THE topic of 2020 and beyond is the response to the Covid 19 pandemic. The Government lockdowns devastated the economy and stocks. Fiscal and monetary stimulus boosted the economy and stocks faster than anyone expected. Global Governments created a micro Depression in March by shutting down the economy and then injected Trillions in stimulus money to replace lost consumption and partially preserve the labor force. Now that the vast majority of stimulus money has been consumed, helping to generate a record 32% US GDP growth in the 3rd quarter, the economy is now slowing again just as Covid is spiking worldwide ahead of a bleak winter infection season. The Good news is that each new wave of higher infections has correlated with relatively lower hospitalizations and far lower fatalities. Treatments have improved, but more importantly the age group exposed has shifted to the less risky younger age groups. Between May and August the number of new Covid cases in the over 80 age group fell 50%, but cases of those in their 20’s doubled. Regeneron may be great, but the seniors have learned a new trick in keeping their distance.

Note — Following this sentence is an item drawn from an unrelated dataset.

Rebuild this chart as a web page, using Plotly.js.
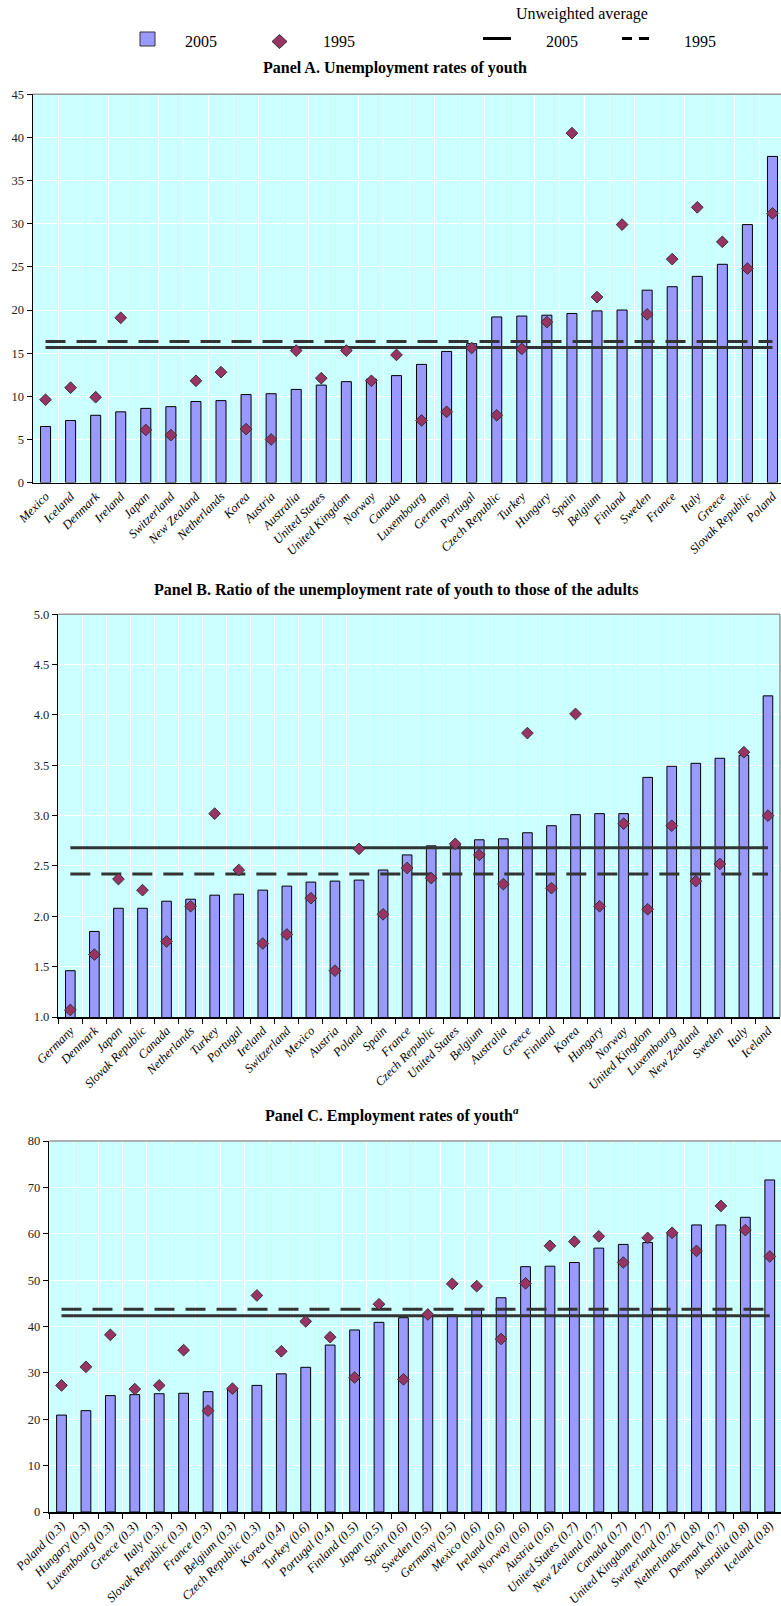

This is not a US centric virus, as evidenced by the 2nd wave of the pandemic in Europe that has been even more rampant than in the US. All of Europe, the UK, Russia and formerly untouched Ireland are all experiencing an explosion of cases that have triggered a major new wave of economic lockdowns. The failure to pass stimulus in the US and our recent rise in hospitalizations have created modest downward pressure on our stock market. However, it’s the European Government restrictions that have triggered the majority of the current October stock market correction around the world. Should South Korea, Japan and China also report a sudden rise and new lockdowns, then global stocks would enter a short term panic phase. So far, the more modest Asian 2nd wave peaked in August with no signs yet of a winter resurgence.
An expected record economic rebound in the US and around the Globe in the 3rd quarter is quickly rolling over with estimates migrating closer to zero growth by year end. Yet we still maintain a buy the dips equity market posture, especially if we move into the 11 to 18% correction zone. Smart money knows that the more the economy slows, the greater will be the eventual Fiscal and monetary stimulus provided. For Europe, relief should arrive before year end. In the US it may be stalled until the end of January, but investors will anticipate this confident eventuality and prevent stocks form falling too far. Our technical indicators (below) reached extremely overbought Call option buying in mid October that may require another week or two lower in stocks to reach oversold levels for an optimal entry for investors. The economic outlook by mid 2021 or earlier looks very strong with plenty of Central Bank and Fiscal support, so lower stocks this quarter are an opportunity to buy tech pullbacks and value stock laggards that remain severely depressed.